● **WHAT THE EXERCISE ASKS**
Reply with one number only, the count of lines holding the string "code".

'''

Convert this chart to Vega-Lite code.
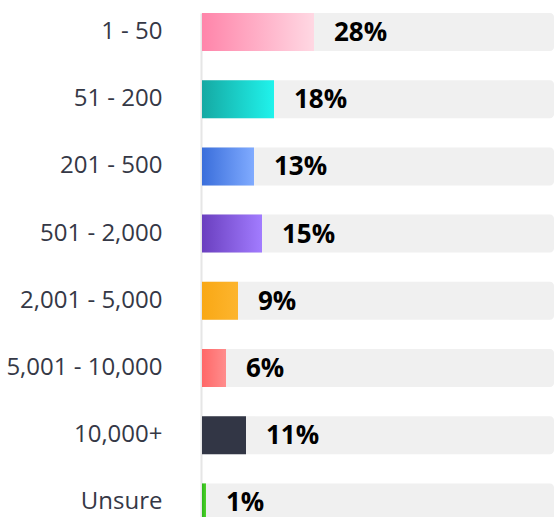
{
  "$schema": "https://vega.github.io/schema/vega-lite/v6.json",
  "autosize": "none",
  "width": 352,
  "height": 504,
  "padding": {"left": 202, "top": 13, "right": 0, "bottom": 0},
  "config": {"view": {"stroke": null}, "font": "Open Sans"},
  "data": {"values": [
    {"size": "1 - 50", "pct": 28, "label": "28%"},
    {"size": "51 - 200", "pct": 18, "label": "18%"},
    {"size": "201 - 500", "pct": 13, "label": "13%"},
    {"size": "501 - 2,000", "pct": 15, "label": "15%"},
    {"size": "2,001 - 5,000", "pct": 9, "label": "9%"},
    {"size": "5,001 - 10,000", "pct": 6, "label": "6%"},
    {"size": "10,000+", "pct": 11, "label": "11%"},
    {"size": "Unsure", "pct": 1, "label": "1%"}
  ]},
  "encoding": {
    "y": {
      "field": "size",
      "type": "nominal",
      "sort": null,
      "scale": {"range": [0, 508.4], "paddingInner": 0.4345, "paddingOuter": 0},
      "axis": {
        "title": null,
        "ticks": false,
        "domain": true,
        "domainColor": "#e6e6e6",
        "domainWidth": 2,
        "offset": 1,
        "labelPadding": 39,
        "labelFontSize": 24,
        "labelColor": "#353846",
        "labelFont": "Open Sans",
        "labelLimit": 300,
        "labelBaseline": "middle"
      }
    }
  },
  "layer": [
    {
      "mark": {"type": "bar", "color": "#f0f0f0", "cornerRadius": 4, "clip": true},
      "encoding": {
        "x": {"datum": 0, "type": "quantitative", "scale": {"domain": [0, 88], "nice": false, "zero": true}, "axis": null},
        "x2": {"datum": 88}
      }
    },
    {
      "mark": {"type": "bar", "clip": true},
      "encoding": {
        "x": {"field": "pct", "type": "quantitative"},
        "color": {
          "condition": [
            {"test": "datum.size === '1 - 50'", "value": {"gradient": "linear", "stops": [{"offset": 0, "color": "#ff85aa"}, {"offset": 1, "color": "#ffd8e3"}]}},
            {"test": "datum.size === '51 - 200'", "value": {"gradient": "linear", "stops": [{"offset": 0, "color": "#15a9a3"}, {"offset": 1, "color": "#20f3ec"}]}},
            {"test": "datum.size === '201 - 500'", "value": {"gradient": "linear", "stops": [{"offset": 0, "color": "#3a6edb"}, {"offset": 1, "color": "#80abff"}]}},
            {"test": "datum.size === '501 - 2,000'", "value": {"gradient": "linear", "stops": [{"offset": 0, "color": "#6a3fbf"}, {"offset": 1, "color": "#a27cff"}]}},
            {"test": "datum.size === '2,001 - 5,000'", "value": {"gradient": "linear", "stops": [{"offset": 0, "color": "#f9a815"}, {"offset": 1, "color": "#fdb52e"}]}},
            {"test": "datum.size === '5,001 - 10,000'", "value": {"gradient": "linear", "stops": [{"offset": 0, "color": "#ff6868"}, {"offset": 1, "color": "#ff8d8d"}]}},
            {"test": "datum.size === 'Unsure'", "value": {"gradient": "linear", "stops": [{"offset": 0, "color": "#2db71a"}, {"offset": 1, "color": "#4fd22c"}]}}
          ],
          "value": "#323645"
        }
      }
    },
    {
      "mark": {"type": "text", "align": "left", "baseline": "middle", "dx": 20, "dy": 1, "fontSize": 26, "fontWeight": "bold", "color": "#000000", "font": "Open Sans"},
      "encoding": {
        "x": {"field": "pct", "type": "quantitative"},
        "text": {"field": "label"}
      }
    }
  ]
}
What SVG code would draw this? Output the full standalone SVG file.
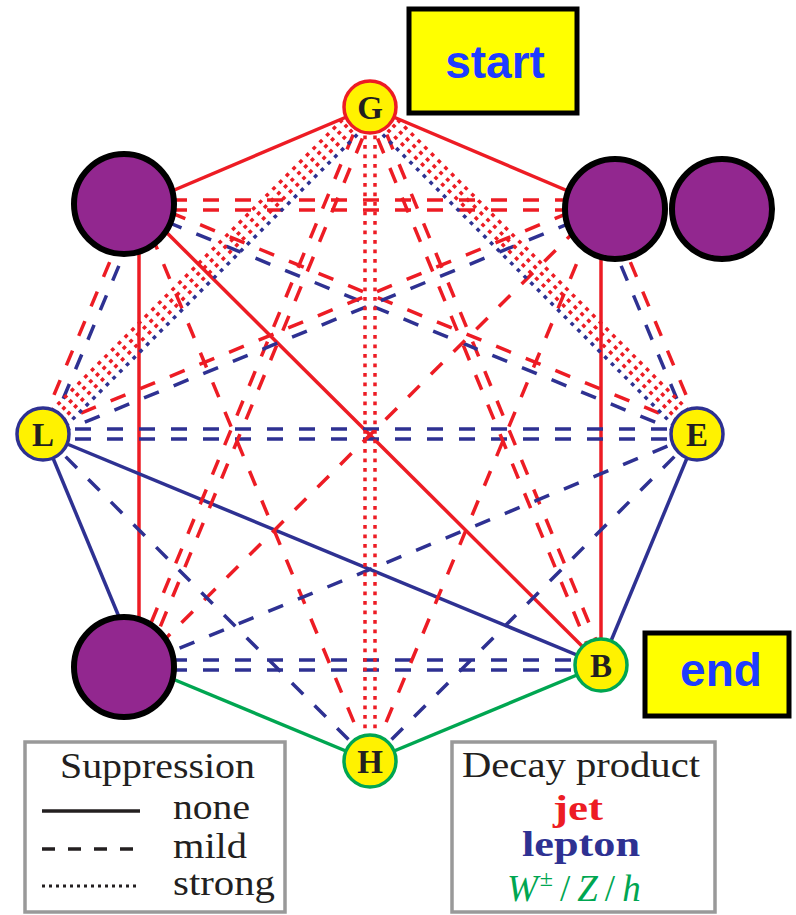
<svg xmlns="http://www.w3.org/2000/svg" width="796" height="915" viewBox="0 0 796 915">
<style>
.r{stroke:#ED1C24;fill:none;stroke-width:3.5}
.b{stroke:#2E3192;fill:none;stroke-width:3.5}
.g{stroke:#00A651;fill:none;stroke-width:3.5}
.d{stroke-dasharray:16 16}
.o{stroke-dasharray:3.8 5.7}
.node{fill:#FFF200;stroke-width:3.5}
.purple{fill:#92278F;stroke:#000;stroke-width:6}
.lbl{font-family:"Liberation Serif","DejaVu Serif",serif;font-weight:bold;font-size:33px;fill:#231F20;text-anchor:middle}
.box{fill:#FFFF00;stroke:#000;stroke-width:5}
.btxt{font-family:"Liberation Sans",Arial,sans-serif;font-weight:bold;fill:#1E3CFF;text-anchor:middle}
.leg{fill:#fff;stroke:#999;stroke-width:3.5}
.lt{font-family:"Liberation Serif","DejaVu Serif",serif;font-size:35px;fill:#231F20}
.tjet{fill:#ED1C24;font-weight:bold}
.tlep{fill:#2E3192;font-weight:bold}
.twzh{fill:#00A651;font-size:37px}
.sup{font-size:24px}
</style>
<rect width="796" height="915" fill="#fff"/>
<g id="connectors">
  <line class="r" x1="370" y1="107" x2="139" y2="205"/>
  <line class="r" x1="370" y1="107" x2="601" y2="205"/>
  <line class="r" x1="139" y1="205" x2="139" y2="665"/>
  <line class="r" x1="601" y1="205" x2="601" y2="665"/>
  <line class="r" x1="139" y1="205" x2="601" y2="665"/>
  <line class="b" x1="43" y1="434" x2="601" y2="665"/>
  <line class="b" x1="43" y1="434" x2="139" y2="665"/>
  <line class="b" x1="697" y1="434" x2="601" y2="665"/>
  <line class="g" x1="139" y1="665" x2="370" y2="761"/>
  <line class="g" x1="601" y1="665" x2="370" y2="761"/>
  <line class="r d" x1="139" y1="200" x2="601" y2="200"/>
  <line class="r d" x1="139" y1="210" x2="601" y2="210"/>
  <line class="b d" x1="43" y1="429" x2="697" y2="429"/>
  <line class="b d" x1="43" y1="439" x2="697" y2="439"/>
  <line class="b d" x1="139" y1="660" x2="601" y2="660"/>
  <line class="b d" x1="139" y1="670" x2="601" y2="670"/>
  <line class="r d" x1="365.4" y1="105.1" x2="134.4" y2="663.1"/>
  <line class="r d" x1="374.6" y1="108.9" x2="143.6" y2="666.9"/>
  <line class="r d" x1="374.6" y1="105.1" x2="605.6" y2="663.1"/>
  <line class="r d" x1="365.4" y1="108.9" x2="596.4" y2="666.9"/>
  <line class="r d" x1="134.4" y1="203.1" x2="38.4" y2="432.1"/>
  <line class="b d" x1="143.6" y1="206.9" x2="47.6" y2="435.9"/>
  <line class="r d" x1="605.6" y1="203.1" x2="701.6" y2="432.1"/>
  <line class="b d" x1="596.4" y1="206.9" x2="692.4" y2="435.9"/>
  <line class="r d" x1="140.9" y1="200.4" x2="698.9" y2="429.4"/>
  <line class="b d" x1="137.1" y1="209.6" x2="695.1" y2="438.6"/>
  <line class="r d" x1="599.1" y1="200.4" x2="41.1" y2="429.4"/>
  <line class="b d" x1="602.9" y1="209.6" x2="44.9" y2="438.6"/>
  <line class="r d" x1="139" y1="205" x2="370" y2="761"/>
  <line class="r d" x1="601" y1="205" x2="370" y2="761"/>
  <line class="r d" x1="601" y1="205" x2="139" y2="665"/>
  <line class="b d" x1="43" y1="434" x2="370" y2="761"/>
  <line class="b d" x1="697" y1="434" x2="370" y2="761"/>
  <line class="b d" x1="697" y1="434" x2="139" y2="665"/>
  <line class="r o" x1="365" y1="107" x2="365" y2="761"/>
  <line class="r o" x1="375" y1="107" x2="375" y2="761"/>
  <line class="r o" x1="362.6" y1="99.6" x2="35.6" y2="426.6"/>
  <line class="r o" x1="367.5" y1="104.5" x2="40.5" y2="431.5"/>
  <line class="r o" x1="372.5" y1="109.5" x2="45.5" y2="436.5"/>
  <line class="b o" x1="377.4" y1="114.4" x2="50.4" y2="441.4"/>
  <line class="r o" x1="377.4" y1="99.6" x2="704.4" y2="426.6"/>
  <line class="r o" x1="372.5" y1="104.5" x2="699.5" y2="431.5"/>
  <line class="r o" x1="367.5" y1="109.5" x2="694.5" y2="436.5"/>
  <line class="b o" x1="362.6" y1="114.4" x2="689.6" y2="441.4"/>
</g>
<g id="node-G"><circle class="node" cx="370" cy="107" r="26" stroke="#ED1C24"/><text class="lbl" x="370" y="118.5">G</text></g>
<g id="node-UL"><circle class="purple" cx="124" cy="204" r="50"/></g>
<g id="node-UR"><circle class="purple" cx="615" cy="209" r="50"/></g>
<g id="node-UR2"><circle class="purple" cx="722" cy="209" r="50"/></g>
<g id="node-L"><circle class="node" cx="43" cy="434" r="26" stroke="#2E3192"/><text class="lbl" x="43" y="445.5">L</text></g>
<g id="node-E"><circle class="node" cx="697" cy="434" r="26" stroke="#2E3192"/><text class="lbl" x="697" y="445.5">E</text></g>
<g id="node-BL"><circle class="purple" cx="124" cy="667" r="50"/></g>
<g id="node-B"><circle class="node" cx="601" cy="665" r="26" stroke="#00A651"/><text class="lbl" x="601" y="676.5">B</text></g>
<g id="node-H"><circle class="node" cx="370" cy="761" r="26" stroke="#00A651"/><text class="lbl" x="370" y="772.5">H</text></g>
<g id="start"><rect class="box" x="409" y="9" width="168" height="104"/><text class="btxt" x="495" y="78" font-size="46">start</text></g>
<g id="end"><rect class="box" x="645" y="633" width="144" height="83"/><text class="btxt" x="721" y="686" font-size="46">end</text></g>
<g id="legend-suppression">
  <rect class="leg" x="25" y="742" width="260" height="170"/>
  <text class="lt" x="60" y="778" textLength="195" lengthAdjust="spacingAndGlyphs">Suppression</text>
  <line x1="42" y1="811" x2="140" y2="811" stroke="#231F20" stroke-width="3.5"/>
  <line x1="42" y1="849" x2="140" y2="849" stroke="#231F20" stroke-width="3.5" stroke-dasharray="13 13"/>
  <line x1="42" y1="886" x2="140" y2="886" stroke="#231F20" stroke-width="3" stroke-dasharray="3 4"/>
  <text class="lt" x="173" y="819" textLength="77" lengthAdjust="spacingAndGlyphs">none</text>
  <text class="lt" x="173" y="858" textLength="74" lengthAdjust="spacingAndGlyphs">mild</text>
  <text class="lt" x="173" y="895" textLength="102" lengthAdjust="spacingAndGlyphs">strong</text>
</g>
<g id="legend-decay">
  <rect class="leg" x="452" y="742" width="263" height="170"/>
  <text class="lt" x="462" y="777" textLength="238" lengthAdjust="spacingAndGlyphs">Decay product</text>
  <text class="lt tjet" x="578" y="820" text-anchor="middle" textLength="50" lengthAdjust="spacingAndGlyphs">jet</text>
  <text class="lt tlep" x="581" y="856" text-anchor="middle" textLength="118" lengthAdjust="spacingAndGlyphs">lepton</text>
  <text class="lt twzh" x="507" y="901"><tspan font-style="italic">W</tspan><tspan class="sup" dy="-15" dx="2">±</tspan><tspan dy="15" dx="7">/</tspan><tspan font-style="italic" dx="7">Z</tspan><tspan dx="7">/</tspan><tspan font-style="italic" dx="7">h</tspan></text>
</g>
</svg>
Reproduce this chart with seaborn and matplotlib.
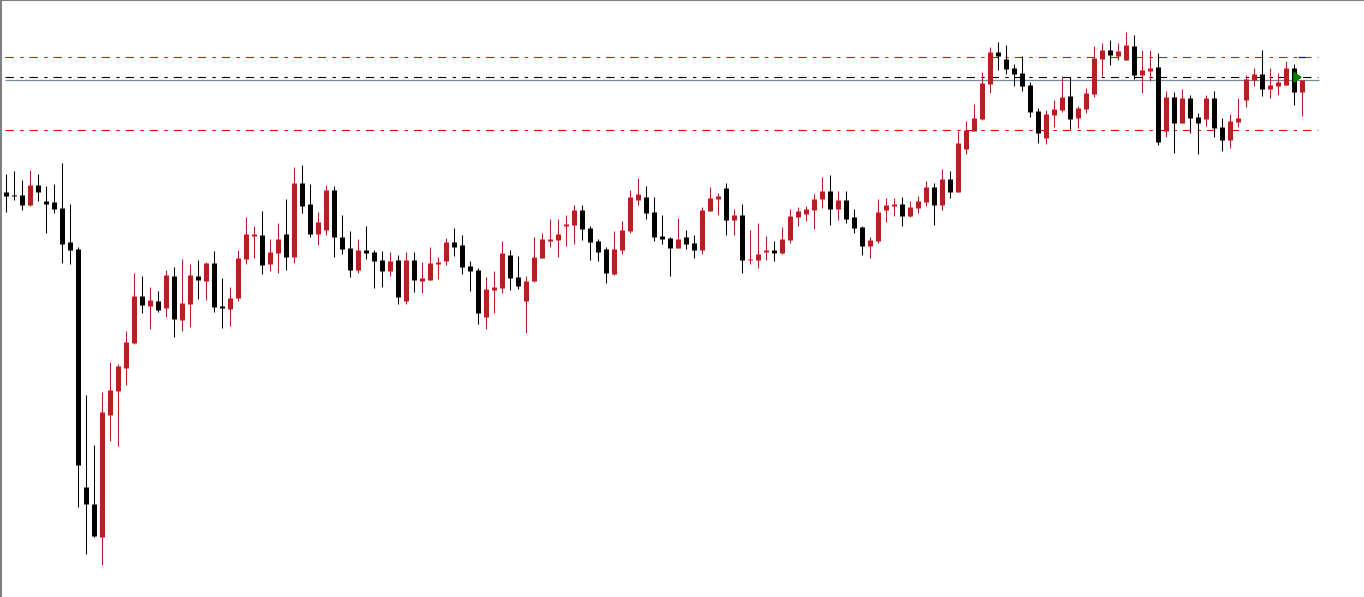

'''

● **REPLY**
2